The Real Villain: Capital Outflows

Contrary to popular belief, the widening trade deficit is not the primary cause of the rupee’s fall. Instead, capital outflows have emerged as the dominant factor.

  • Net capital inflows of $10.6 billion in April–December 2024 turned into net outflows of $3.9 billion in the same period of 2025.
  • These outflows coincide with escalating trade tensions between India and the United States.
  • The imposition of 50% tariffs on Indian exports by the U.S., along with threats of further tariffs linked to India’s crude oil imports, has unsettled investor confidence.

In this environment, investors respond not to economic fundamentals but to perceived geopolitical risk.


From Economics to Diplomacy

In 2022, when the rupee depreciated by nearly 10%, the reasons were largely economic—chiefly the U.S. Federal Reserve’s sharp interest rate hikes. In contrast, the current episode lacks a clear economic trigger.

The rupee’s decline today reflects:

  • Weaponisation of tariffs for geopolitical leverage.
  • Uncertainty created by adversarial trade postures.
  • Fear-driven capital flight rather than market correction.

This marks a decisive shift from economic causation to diplomatic confrontation, implying that economic tools alone cannot stabilise the currency.


RBI Intervention: Limits and Role

India operates under a market-determined exchange rate regime, but this does not exclude RBI intervention.

  • RBI intervention is aimed at reducing volatility, not pegging the rupee.
  • Volatility management includes moderating sharp falls when shocks are sudden and externally driven.
  • However, intervention has limits: it cannot counter persistent capital outflows driven by geopolitical tensions.

While the RBI can smooth the pace of depreciation, it cannot reverse a trend rooted in diplomatic uncertainty.


Why Devaluation Is Not the Answer

A weaker currency is often assumed to boost exports, but this logic does not hold in the current context.

  • India’s export basket increasingly contains import-intensive goods, reducing gains from devaluation.
  • High U.S. tariffs severely limit India’s export competitiveness in that market.
  • On the import side, India relies heavily on essential goods, with crude oil alone accounting for nearly 25% of total merchandise imports.

Any further fall in the rupee would:

  • Raise import costs,
  • Fuel inflation,
  • Undermine domestic price stability.

Moreover, devaluation is justified only when inflation differentials exist — a condition not currently present for India.

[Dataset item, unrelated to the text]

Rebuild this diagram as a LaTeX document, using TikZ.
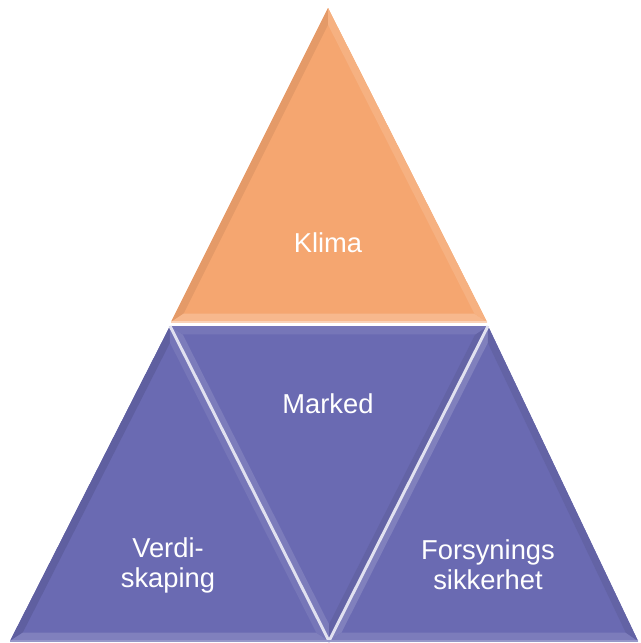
\documentclass[tikz,border=0pt]{standalone}
\usepackage{fontspec}
\setmainfont{Liberation Sans}
\usetikzlibrary{calc}
\definecolor{orng}{RGB}{245,166,112}
\definecolor{blu}{RGB}{106,106,178}
\newcommand\bevtri[7]{%
  \coordinate (bc) at (barycentric cs:#1=1,#2=1,#3=1);
  \coordinate (b1) at ($(#1)!0.08!(bc)$);
  \coordinate (b2) at ($(#2)!0.08!(bc)$);
  \coordinate (b3) at ($(#3)!0.08!(bc)$);
  \fill[#4] (#1)--(#2)--(#3)--cycle;
  \fill[#5] (#1)--(#2)--(b2)--(b1)--cycle;
  \fill[#6] (#2)--(#3)--(b3)--(b2)--cycle;
  \fill[#7] (#3)--(#1)--(b1)--(b3)--cycle;
}
\begin{document}
\begin{tikzpicture}[x=0.75pt,y=-0.75pt,
  lbl/.style={text=white,font=\fontsize{20.5}{22.5}\selectfont,align=center,inner sep=0pt},
  sep/.style={draw=white!80!blu,line width=2.2pt}]
\useasboundingbox (0,0) rectangle (640,643);
\coordinate (A) at (328,8);
\coordinate (OL) at (171,322);
\coordinate (OR) at (487,322);
\coordinate (BL) at (170,326);
\coordinate (BR) at (488,326);
\coordinate (LL) at (10,641);
\coordinate (BM) at (329,641);
\coordinate (RR) at (638,641);
% orange top triangle
\bevtri{A}{OL}{OR}{orng}{orng!93!black}{orng!80!white}{orng!88!white}
% blue triangles
\bevtri{BL}{LL}{BM}{blu}{blu!90!black}{blu!85!white}{blu!92!white}
\bevtri{BL}{BM}{BR}{blu}{blu!88!white}{blu!93!black}{blu!92!white}
\bevtri{BR}{BM}{RR}{blu}{blu!85!white}{blu!88!white}{blu!93!black}
% separators
\draw[draw=orng!50!white,line width=1.5pt] (OL) -- (OR);
\draw[sep] (BL) -- (BM) -- (BR);
\draw[draw=blu!70!white,line width=1pt] (LL) -- (RR);
% labels
\node[lbl] (klima) at (328,243) {Klima};
\node[lbl] (marked) at (328,404) {Marked};
\node[lbl] (verdi) at (168,565) {Verdi-\\skaping};
\node[lbl] (fors) at (488,565) {Forsynings\\sikkerhet};
\end{tikzpicture}
\end{document}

The Centrality of the Real Effective Exchange Rate

The editorial emphasises the importance of focusing on the Real Effective Exchange Rate (REER) rather than the nominal exchange rate.

  • REER adjusts for inflation differentials and trade-weighted currency movements.
  • Artificially undervaluing the currency amounts to currency manipulation, a controversial and risky strategy.
  • Sustainable competitiveness cannot be built on exchange rate distortion.

Diplomacy as the Only Durable Solution

The rupee’s fall is being driven by fear-induced capital outflows, primarily linked to India–U.S. trade tensions.

  • Every decline in the rupee increases the required returns for foreign investors.
  • Capital flight directly impacts equity markets and financial stability.
  • Continued uncertainty will accelerate outflows unless confidence is restored.

Therefore, early and effective trade diplomacy with the U.S. is essential. Without diplomatic resolution, neither monetary policy nor market intervention can deliver lasting currency stability.


Conclusion

The current depreciation of the rupee is not a verdict on India’s economic strength but a reflection of geopolitical stress. In an era where tariffs are weaponised and capital flows react instantly to diplomatic signals, currency stability has become inseparable from foreign policy.

While the RBI can cushion volatility, only diplomatic engagement and trade negotiations can arrest capital outflows and restore confidence. The solution to the falling rupee, therefore, lies not in devaluation or monetary manoeuvres, but in strategic diplomacy that reassures markets and stabilises expectations.